ML project: Feature Engineering and Classification

Basic info

Use PCA to recoginize the useless dataset (50k)
Some early submissions tell us we have almost balanced test set -> use balanced val set
Use 10000 samples for validation. (5000 class0 / 5000 class1)
Use random forest to get the importance of each features, used in NN training
Use balanced train set (repeat class1 for 8times)
Standardize all the features

The original seed for splitting validation set is missing, But it should not affect the final test score for more then 0.0005

Use Neural Network
- Arch: custom arch named Feature Expander
- Basically an arch for expanding a feature vector into higher/more NN friendly feature space.
- Use Linear Projection/Residual/MLP with higher hidden dim. Which are widely used in recent SoTAs.
- Use dropout
Use Prodigy Optimizers:
- [2306.06101] Prodigy: An Expeditiously Adaptive Parameter-Free Learner (arxiv.org)
Use cosine annealing lr scheduler
- [1608.03983] SGDR: Stochastic Gradient Descent with Warm Restarts (arxiv.org)
Use Cross Entropy Loss with weight. Since class1 have more repeats which caused some kind of "overfit", we actually need higher loss weight for class0.
Use label smoothing
Best settings
- hidden dim 128
- keeped features 24 (24 features high higher importance in random forest)
- CE loss weight: [1.1, 1.0]
- label smoothing: 0.1
- 100 epoch/batch size 2048/lr=1.0, lr_min=0.01
- dropout rate = 0.5
- best seed: 3407~3422 (ignore 3410 for explosion)

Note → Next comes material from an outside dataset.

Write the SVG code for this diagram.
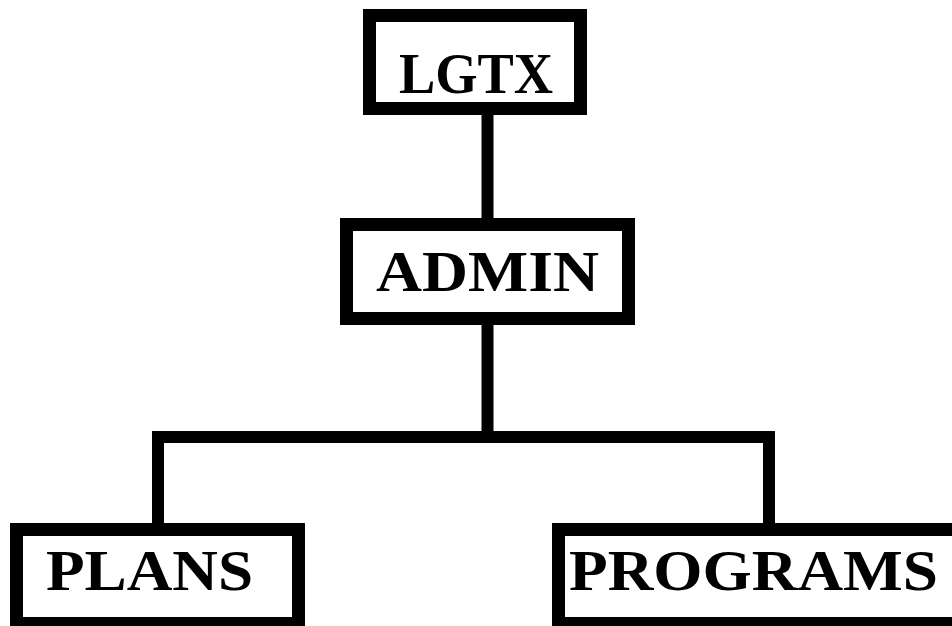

Combine lot of trained networks together (same arch, different seed)
- Get the output of softmax of each network, add them together.
Ignore the network models which have some "explosion" effect during training
- Usually Introduced by dropout + Prodigy optimizer

Random Forest with top 9 importnace features can get 0.856

NN can always get 0.8735↑ need some lucks to get over 0.8739